--- start of DATA ---

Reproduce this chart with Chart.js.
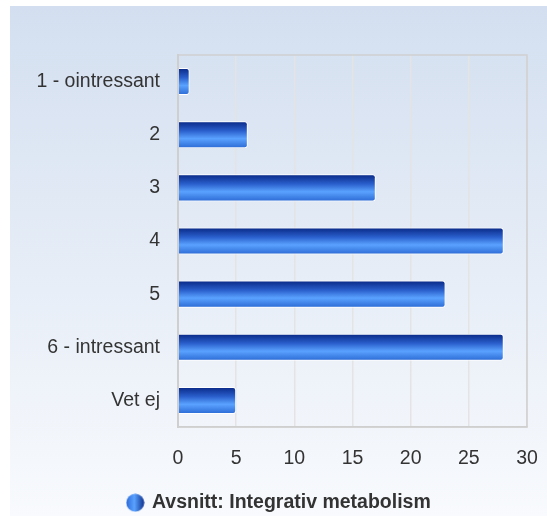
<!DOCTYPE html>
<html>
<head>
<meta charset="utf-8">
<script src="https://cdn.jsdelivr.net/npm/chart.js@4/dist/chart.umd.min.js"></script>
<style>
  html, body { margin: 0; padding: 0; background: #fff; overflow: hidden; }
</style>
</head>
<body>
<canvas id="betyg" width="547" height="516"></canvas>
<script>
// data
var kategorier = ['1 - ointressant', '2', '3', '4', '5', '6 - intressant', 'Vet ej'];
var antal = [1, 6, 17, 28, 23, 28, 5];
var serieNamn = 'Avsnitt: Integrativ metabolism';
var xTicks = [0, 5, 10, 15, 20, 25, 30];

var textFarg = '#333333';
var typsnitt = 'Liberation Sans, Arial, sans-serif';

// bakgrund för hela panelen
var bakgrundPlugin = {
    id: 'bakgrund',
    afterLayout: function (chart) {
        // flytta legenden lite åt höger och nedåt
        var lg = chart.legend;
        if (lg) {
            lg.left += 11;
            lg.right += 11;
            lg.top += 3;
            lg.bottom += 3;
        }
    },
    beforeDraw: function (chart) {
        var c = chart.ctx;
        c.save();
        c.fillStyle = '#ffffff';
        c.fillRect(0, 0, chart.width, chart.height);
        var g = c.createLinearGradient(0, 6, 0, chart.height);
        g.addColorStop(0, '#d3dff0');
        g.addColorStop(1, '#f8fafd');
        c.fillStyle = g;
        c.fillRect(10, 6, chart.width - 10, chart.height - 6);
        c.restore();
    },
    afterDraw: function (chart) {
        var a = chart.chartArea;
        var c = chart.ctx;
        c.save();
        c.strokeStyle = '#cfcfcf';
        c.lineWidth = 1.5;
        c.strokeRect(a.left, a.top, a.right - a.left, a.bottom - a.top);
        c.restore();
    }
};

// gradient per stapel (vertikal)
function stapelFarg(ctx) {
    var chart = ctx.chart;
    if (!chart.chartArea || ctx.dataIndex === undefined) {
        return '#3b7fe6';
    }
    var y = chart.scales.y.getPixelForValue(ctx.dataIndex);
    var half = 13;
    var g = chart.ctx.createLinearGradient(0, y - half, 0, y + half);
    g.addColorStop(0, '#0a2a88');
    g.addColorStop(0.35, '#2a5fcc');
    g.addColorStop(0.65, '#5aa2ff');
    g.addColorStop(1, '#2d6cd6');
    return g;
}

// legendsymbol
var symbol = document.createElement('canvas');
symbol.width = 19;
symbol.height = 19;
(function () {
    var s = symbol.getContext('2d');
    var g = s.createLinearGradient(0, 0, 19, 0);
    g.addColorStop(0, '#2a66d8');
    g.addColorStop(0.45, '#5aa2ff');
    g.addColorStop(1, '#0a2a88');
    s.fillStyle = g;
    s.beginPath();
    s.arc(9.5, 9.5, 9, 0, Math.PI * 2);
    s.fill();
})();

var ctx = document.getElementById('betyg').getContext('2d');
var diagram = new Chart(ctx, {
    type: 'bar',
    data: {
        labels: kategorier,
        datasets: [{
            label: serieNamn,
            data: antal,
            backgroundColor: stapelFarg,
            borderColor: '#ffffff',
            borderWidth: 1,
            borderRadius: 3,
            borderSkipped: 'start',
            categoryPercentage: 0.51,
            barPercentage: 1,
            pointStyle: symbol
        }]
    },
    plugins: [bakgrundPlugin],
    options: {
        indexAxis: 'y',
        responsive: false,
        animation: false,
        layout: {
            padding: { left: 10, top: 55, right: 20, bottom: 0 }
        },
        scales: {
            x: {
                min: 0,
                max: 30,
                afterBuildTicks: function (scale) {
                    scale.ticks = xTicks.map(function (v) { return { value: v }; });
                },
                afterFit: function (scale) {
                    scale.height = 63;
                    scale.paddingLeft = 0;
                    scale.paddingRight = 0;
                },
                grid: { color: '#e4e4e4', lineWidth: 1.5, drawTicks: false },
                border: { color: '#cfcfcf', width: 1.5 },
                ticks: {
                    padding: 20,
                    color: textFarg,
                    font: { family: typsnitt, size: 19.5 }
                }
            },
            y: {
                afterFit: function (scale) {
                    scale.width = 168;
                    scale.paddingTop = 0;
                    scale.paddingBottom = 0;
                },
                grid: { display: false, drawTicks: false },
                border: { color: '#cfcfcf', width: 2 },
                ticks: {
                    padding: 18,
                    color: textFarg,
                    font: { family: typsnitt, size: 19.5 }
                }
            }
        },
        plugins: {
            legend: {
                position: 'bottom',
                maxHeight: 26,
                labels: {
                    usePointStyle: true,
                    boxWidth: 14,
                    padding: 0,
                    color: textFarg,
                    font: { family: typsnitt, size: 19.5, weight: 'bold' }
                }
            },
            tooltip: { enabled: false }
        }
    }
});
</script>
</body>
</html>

--- end of DATA ---

Reproduce the listing word for word and omit its pictures.

_COMPLETED EXERCISE_
Reproduce this chart with Chart.js.
<!DOCTYPE html>
<html>
<head>
<meta charset="utf-8">
<script src="https://cdn.jsdelivr.net/npm/chart.js@4/dist/chart.umd.min.js"></script>
<style>
  html, body { margin: 0; padding: 0; background: #fff; overflow: hidden; }
</style>
</head>
<body>
<canvas id="betyg" width="547" height="516"></canvas>
<script>
// data
var kategorier = ['1 - ointressant', '2', '3', '4', '5', '6 - intressant', 'Vet ej'];
var antal = [1, 6, 17, 28, 23, 28, 5];
var serieNamn = 'Avsnitt: Integrativ metabolism';
var xTicks = [0, 5, 10, 15, 20, 25, 30];

var textFarg = '#333333';
var typsnitt = 'Liberation Sans, Arial, sans-serif';

// bakgrund för hela panelen
var bakgrundPlugin = {
    id: 'bakgrund',
    afterLayout: function (chart) {
        // flytta legenden lite åt höger och nedåt
        var lg = chart.legend;
        if (lg) {
            lg.left += 11;
            lg.right += 11;
            lg.top += 3;
            lg.bottom += 3;
        }
    },
    beforeDraw: function (chart) {
        var c = chart.ctx;
        c.save();
        c.fillStyle = '#ffffff';
        c.fillRect(0, 0, chart.width, chart.height);
        var g = c.createLinearGradient(0, 6, 0, chart.height);
        g.addColorStop(0, '#d3dff0');
        g.addColorStop(1, '#f8fafd');
        c.fillStyle = g;
        c.fillRect(10, 6, chart.width - 10, chart.height - 6);
        c.restore();
    },
    afterDraw: function (chart) {
        var a = chart.chartArea;
        var c = chart.ctx;
        c.save();
        c.strokeStyle = '#cfcfcf';
        c.lineWidth = 1.5;
        c.strokeRect(a.left, a.top, a.right - a.left, a.bottom - a.top);
        c.restore();
    }
};

// gradient per stapel (vertikal)
function stapelFarg(ctx) {
    var chart = ctx.chart;
    if (!chart.chartArea || ctx.dataIndex === undefined) {
        return '#3b7fe6';
    }
    var y = chart.scales.y.getPixelForValue(ctx.dataIndex);
    var half = 13;
    var g = chart.ctx.createLinearGradient(0, y - half, 0, y + half);
    g.addColorStop(0, '#0a2a88');
    g.addColorStop(0.35, '#2a5fcc');
    g.addColorStop(0.65, '#5aa2ff');
    g.addColorStop(1, '#2d6cd6');
    return g;
}

// legendsymbol
var symbol = document.createElement('canvas');
symbol.width = 19;
symbol.height = 19;
(function () {
    var s = symbol.getContext('2d');
    var g = s.createLinearGradient(0, 0, 19, 0);
    g.addColorStop(0, '#2a66d8');
    g.addColorStop(0.45, '#5aa2ff');
    g.addColorStop(1, '#0a2a88');
    s.fillStyle = g;
    s.beginPath();
    s.arc(9.5, 9.5, 9, 0, Math.PI * 2);
    s.fill();
})();

var ctx = document.getElementById('betyg').getContext('2d');
var diagram = new Chart(ctx, {
    type: 'bar',
    data: {
        labels: kategorier,
        datasets: [{
            label: serieNamn,
            data: antal,
            backgroundColor: stapelFarg,
            borderColor: '#ffffff',
            borderWidth: 1,
            borderRadius: 3,
            borderSkipped: 'start',
            categoryPercentage: 0.51,
            barPercentage: 1,
            pointStyle: symbol
        }]
    },
    plugins: [bakgrundPlugin],
    options: {
        indexAxis: 'y',
        responsive: false,
        animation: false,
        layout: {
            padding: { left: 10, top: 55, right: 20, bottom: 0 }
        },
        scales: {
            x: {
                min: 0,
                max: 30,
                afterBuildTicks: function (scale) {
                    scale.ticks = xTicks.map(function (v) { return { value: v }; });
                },
                afterFit: function (scale) {
                    scale.height = 63;
                    scale.paddingLeft = 0;
                    scale.paddingRight = 0;
                },
                grid: { color: '#e4e4e4', lineWidth: 1.5, drawTicks: false },
                border: { color: '#cfcfcf', width: 1.5 },
                ticks: {
                    padding: 20,
                    color: textFarg,
                    font: { family: typsnitt, size: 19.5 }
                }
            },
            y: {
                afterFit: function (scale) {
                    scale.width = 168;
                    scale.paddingTop = 0;
                    scale.paddingBottom = 0;
                },
                grid: { display: false, drawTicks: false },
                border: { color: '#cfcfcf', width: 2 },
                ticks: {
                    padding: 18,
                    color: textFarg,
                    font: { family: typsnitt, size: 19.5 }
                }
            }
        },
        plugins: {
            legend: {
                position: 'bottom',
                maxHeight: 26,
                labels: {
                    usePointStyle: true,
                    boxWidth: 14,
                    padding: 0,
                    color: textFarg,
                    font: { family: typsnitt, size: 19.5, weight: 'bold' }
                }
            },
            tooltip: { enabled: false }
        }
    }
});
</script>
</body>
</html>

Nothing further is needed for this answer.